Rows from a dataset of charts and code
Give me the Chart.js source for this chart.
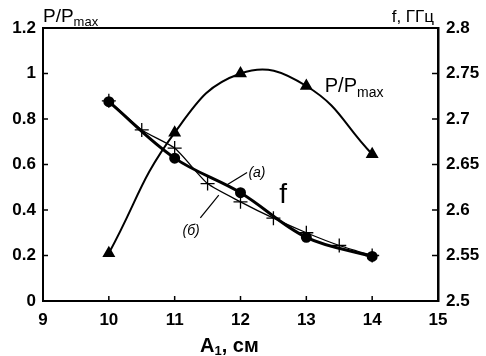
<!DOCTYPE html>
<html><head><meta charset="utf-8">
<script src="https://cdn.jsdelivr.net/npm/chart.js@4/dist/chart.umd.min.js"></script>
<style>html,body{margin:0;padding:0;background:#fff}#wrap{width:486px;height:356px}</style>
</head><body><div id="wrap"><canvas id="c" width="486" height="356"></canvas></div>
<script>
// A1, cm
const powerX = [10, 11, 12, 13, 14];
const powerY = [0.21, 0.74, 1.0, 0.945, 0.645];
const freqAX = [10, 11, 12, 13, 14];
const freqAY = [2.719, 2.657, 2.619, 2.570, 2.549];
const freqBX = [10, 10.5, 11, 11.5, 12, 12.5, 13, 13.5, 14];
const freqBY = [2.72, 2.688, 2.668, 2.629, 2.609, 2.591, 2.575, 2.561, 2.55];
const xTicks = [9, 10, 11, 12, 13, 14, 15];
const leftTicks = [0, 0.2, 0.4, 0.6, 0.8, 1, 1.2];
const rightTicks = [2.5, 2.55, 2.6, 2.65, 2.7, 2.75, 2.8];

const pts = (xs, ys) => xs.map((x, i) => ({x, y: ys[i]}));
const FONT = '"Liberation Sans", Arial, sans-serif';

const decor = {
  id: 'decor',
  afterDraw(chart) {
    const {ctx, chartArea: a, scales} = chart;
    const sx = scales.x, sy = scales.y, sy2 = scales.y2;
    ctx.save();
    ctx.strokeStyle = '#000';
    // frame top
    ctx.lineWidth = 2;
    ctx.beginPath(); ctx.moveTo(a.left, a.top); ctx.lineTo(a.right, a.top); ctx.stroke();
    // inward ticks
    ctx.lineWidth = 1.5;
    xTicks.forEach(v => { const p = sx.getPixelForValue(v); ctx.beginPath(); ctx.moveTo(p, a.bottom); ctx.lineTo(p, a.bottom - 5); ctx.stroke(); });
    leftTicks.forEach(v => { const p = sy.getPixelForValue(v); ctx.beginPath(); ctx.moveTo(a.left, p); ctx.lineTo(a.left + 5, p); ctx.stroke(); });
    rightTicks.forEach(v => { const p = sy2.getPixelForValue(v); ctx.beginPath(); ctx.moveTo(a.right, p); ctx.lineTo(a.right - 6, p); ctx.stroke(); });

    ctx.fillStyle = '#000';
    ctx.textBaseline = 'alphabetic';
    // top-left axis title P/Pmax
    ctx.textAlign = 'left';
    ctx.font = '19px ' + FONT;
    ctx.fillText('P/P', 43, 22);
    let w = ctx.measureText('P/P').width;
    ctx.font = '13px ' + FONT;
    ctx.fillText('max', 43 + w, 26);
    // top-right f, ГГц
    ctx.font = '17px ' + FONT;
    ctx.textAlign = 'right';
    ctx.fillText('f, ГГц', 434, 22);
    // x axis title A1, см
    ctx.textAlign = 'left';
    ctx.font = 'bold 20px ' + FONT;
    let x0 = 200;
    ctx.fillText('A', x0, 352);
    x0 += ctx.measureText('A').width;
    ctx.font = 'bold 13px ' + FONT;
    ctx.fillText('1', x0, 355);
    x0 += ctx.measureText('1').width;
    ctx.font = 'bold 20px ' + FONT;
    ctx.fillText(', см', x0, 352);

    // in-plot annotations (data coordinates)
    const X = v => sx.getPixelForValue(v), Y = v => sy.getPixelForValue(v);
    ctx.font = '20px ' + FONT;
    ctx.fillText('P/P', X(13.28), Y(0.92));
    w = ctx.measureText('P/P').width;
    ctx.font = '14px ' + FONT;
    ctx.fillText('max', X(13.28) + w, Y(0.895));
    ctx.font = '28px ' + FONT;
    ctx.fillText('f', X(12.59), Y(0.43));
    ctx.font = 'italic 14px ' + FONT;
    ctx.fillText('(а)', X(12.12), Y(0.545));
    ctx.fillText('(б)', X(11.12), Y(0.29));
    ctx.lineWidth = 1.2;
    ctx.beginPath(); ctx.moveTo(X(11.79), Y(0.51)); ctx.lineTo(X(12.1), Y(0.565)); ctx.stroke();
    ctx.beginPath(); ctx.moveTo(X(11.39), Y(0.365)); ctx.lineTo(X(11.67), Y(0.465)); ctx.stroke();
    ctx.restore();
  }
};

new Chart(document.getElementById('c'), {
  type: 'scatter',
  data: {
    datasets: [
      { data: pts(powerX, powerY), yAxisID: 'y', showLine: true, tension: 0.45,
        borderColor: '#000', backgroundColor: '#000', borderWidth: 2,
        pointStyle: 'triangle', pointRadius: 5.5 },
      { data: pts(freqAX, freqAY), yAxisID: 'y2', showLine: true, tension: 0.35,
        borderColor: '#000', backgroundColor: '#000', borderWidth: 3,
        pointStyle: 'circle', pointRadius: 4 },
      { data: pts(freqBX, freqBY), yAxisID: 'y2', showLine: true, tension: 0.2,
        borderColor: '#000', backgroundColor: '#000', borderWidth: 1.3,
        pointStyle: 'cross', pointRadius: 7, pointBorderWidth: 1.3 }
    ]
  },
  options: {
    responsive: false, animation: false, devicePixelRatio: 1,
    layout: { padding: { top: 28, left: 0, right: 0, bottom: 0 } },
    plugins: { legend: { display: false }, tooltip: { enabled: false } },
    scales: {
      x: { type: 'linear', min: 9, max: 15,
        afterBuildTicks: s => { s.ticks = xTicks.map(v => ({value: v})); },
        afterFit: s => { s.height = 55; },
        grid: { display: false, drawTicks: false },
        border: { display: true, color: '#000', width: 2 },
        ticks: { color: '#000', padding: 9, font: { family: FONT, size: 17, weight: 'bold' } } },
      y: { type: 'linear', position: 'left', min: 0, max: 1.2,
        afterBuildTicks: s => { s.ticks = leftTicks.map(v => ({value: v})); },
        afterFit: s => { s.width = 43; },
        grid: { display: false, drawTicks: false },
        border: { display: true, color: '#000', width: 2 },
        ticks: { color: '#000', padding: 7, callback: v => String(+v.toFixed(2)),
          font: { family: FONT, size: 17, weight: 'bold' } } },
      y2: { type: 'linear', position: 'right', min: 2.5, max: 2.8,
        afterBuildTicks: s => { s.ticks = rightTicks.map(v => ({value: v})); },
        afterFit: s => { s.width = 48; },
        grid: { display: false, drawTicks: false },
        border: { display: true, color: '#000', width: 2.5 },
        ticks: { color: '#000', padding: 8, callback: v => String(+v.toFixed(2)),
          font: { family: FONT, size: 17, weight: 'bold' } } }
    }
  },
  plugins: [decor]
});
</script>
</body></html>
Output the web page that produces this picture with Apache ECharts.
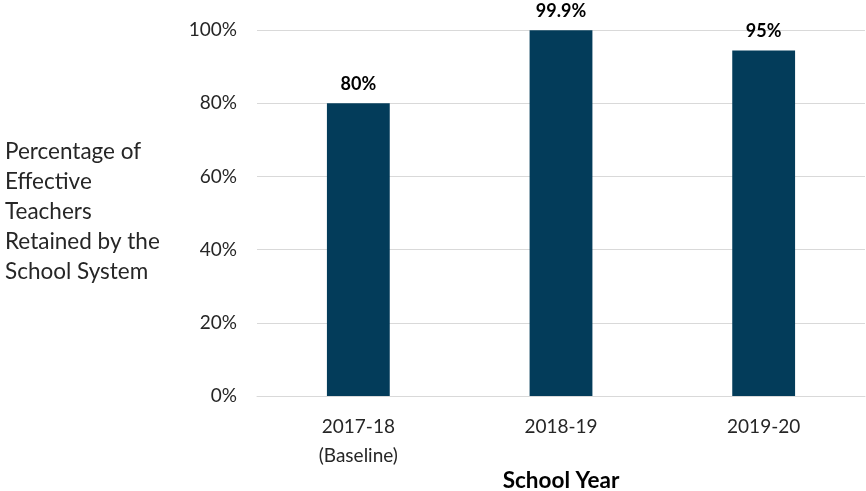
<!DOCTYPE html>
<html>
<head>
<meta charset="utf-8">
<script src="https://cdn.jsdelivr.net/npm/echarts@6/dist/echarts.min.js"></script>
<style>
  html, body { margin: 0; padding: 0; background: #fff; }
  #chart { width: 866px; height: 491px; }
</style>
</head>
<body>
<div id="chart"></div>
<script>
(() => {
    'use strict'

    const years = ['2017-18\n(Baseline)', '2018-19', '2019-20']
    const retained = [80, 99.9, 94.4]
    const valueLabels = ['80%', '99.9%', '95%']
    const yTicks = [0, 20, 40, 60, 80, 100]

    const font = 'Lato, "Open Sans", sans-serif'
    const textColor = '#262626'

    const chart = echarts.init(document.getElementById('chart'))

    const options = {
        animation: false,
        backgroundColor: '#fff',
        title: {
            text: 'Percentage of\nEffective\nTeachers\nRetained by the\nSchool System',
            left: 0,
            top: 132,
            textStyle: {
                fontFamily: font,
                fontSize: 22.5,
                fontWeight: 'normal',
                color: textColor,
                lineHeight: 30
            }
        },
        grid: {
            left: 257,
            right: 1,
            top: 30,
            bottom: 95,
            outerBoundsMode: 'none'
        },
        xAxis: {
            type: 'category',
            data: years,
            name: 'School Year',
            nameLocation: 'middle',
            nameMoveOverlap: false,
            nameGap: 73,
            nameTextStyle: {
                fontFamily: font,
                fontSize: 22.5,
                fontWeight: 'bold',
                color: '#000'
            },
            axisTick: {show: false},
            axisLine: {lineStyle: {color: '#d9d9d9', width: 1}},
            axisLabel: {
                fontFamily: font,
                fontSize: 19,
                color: textColor,
                lineHeight: 29,
                margin: 16
            }
        },
        yAxis: {
            type: 'value',
            min: yTicks[0],
            max: yTicks[yTicks.length - 1],
            interval: 20,
            axisLine: {show: false},
            axisTick: {show: false},
            splitLine: {lineStyle: {color: '#d9d9d9', width: 1}},
            axisLabel: {
                fontFamily: font,
                fontSize: 19,
                color: textColor,
                margin: 20,
                formatter: value => value + '%'
            }
        },
        series: [{
            type: 'bar',
            data: retained,
            barWidth: '31%',
            itemStyle: {color: '#033c5a'},
            label: {
                show: true,
                position: 'top',
                distance: 10,
                fontFamily: font,
                fontSize: 18,
                fontWeight: 'bold',
                color: '#000',
                formatter: params => valueLabels[params.dataIndex]
            }
        }]
    }

    chart.setOption(options)
})()
</script>
</body>
</html>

▶ _Stated goal_:
Go from the first line of the listing to the line holding "p = sy2.getPixelForValue(v);" and, please, transcribe those lines exactly, both included, with no pictures.

▶ _Output below_:
Give me the Chart.js source for this chart.
<!DOCTYPE html>
<html><head><meta charset="utf-8">
<script src="https://cdn.jsdelivr.net/npm/chart.js@4/dist/chart.umd.min.js"></script>
<style>html,body{margin:0;padding:0;background:#fff}#wrap{width:486px;height:356px}</style>
</head><body><div id="wrap"><canvas id="c" width="486" height="356"></canvas></div>
<script>
// A1, cm
const powerX = [10, 11, 12, 13, 14];
const powerY = [0.21, 0.74, 1.0, 0.945, 0.645];
const freqAX = [10, 11, 12, 13, 14];
const freqAY = [2.719, 2.657, 2.619, 2.570, 2.549];
const freqBX = [10, 10.5, 11, 11.5, 12, 12.5, 13, 13.5, 14];
const freqBY = [2.72, 2.688, 2.668, 2.629, 2.609, 2.591, 2.575, 2.561, 2.55];
const xTicks = [9, 10, 11, 12, 13, 14, 15];
const leftTicks = [0, 0.2, 0.4, 0.6, 0.8, 1, 1.2];
const rightTicks = [2.5, 2.55, 2.6, 2.65, 2.7, 2.75, 2.8];

const pts = (xs, ys) => xs.map((x, i) => ({x, y: ys[i]}));
const FONT = '"Liberation Sans", Arial, sans-serif';

const decor = {
  id: 'decor',
  afterDraw(chart) {
    const {ctx, chartArea: a, scales} = chart;
    const sx = scales.x, sy = scales.y, sy2 = scales.y2;
    ctx.save();
    ctx.strokeStyle = '#000';
    // frame top
    ctx.lineWidth = 2;
    ctx.beginPath(); ctx.moveTo(a.left, a.top); ctx.lineTo(a.right, a.top); ctx.stroke();
    // inward ticks
    ctx.lineWidth = 1.5;
    xTicks.forEach(v => { const p = sx.getPixelForValue(v); ctx.beginPath(); ctx.moveTo(p, a.bottom); ctx.lineTo(p, a.bottom - 5); ctx.stroke(); });
    leftTicks.forEach(v => { const p = sy.getPixelForValue(v); ctx.beginPath(); ctx.moveTo(a.left, p); ctx.lineTo(a.left + 5, p); ctx.stroke(); });
    rightTicks.forEach(v => { const p = sy2.getPixelForValue(v); ctx.beginPath(); ctx.moveTo(a.right, p); ctx.lineTo(a.right - 6, p); ctx.stroke(); });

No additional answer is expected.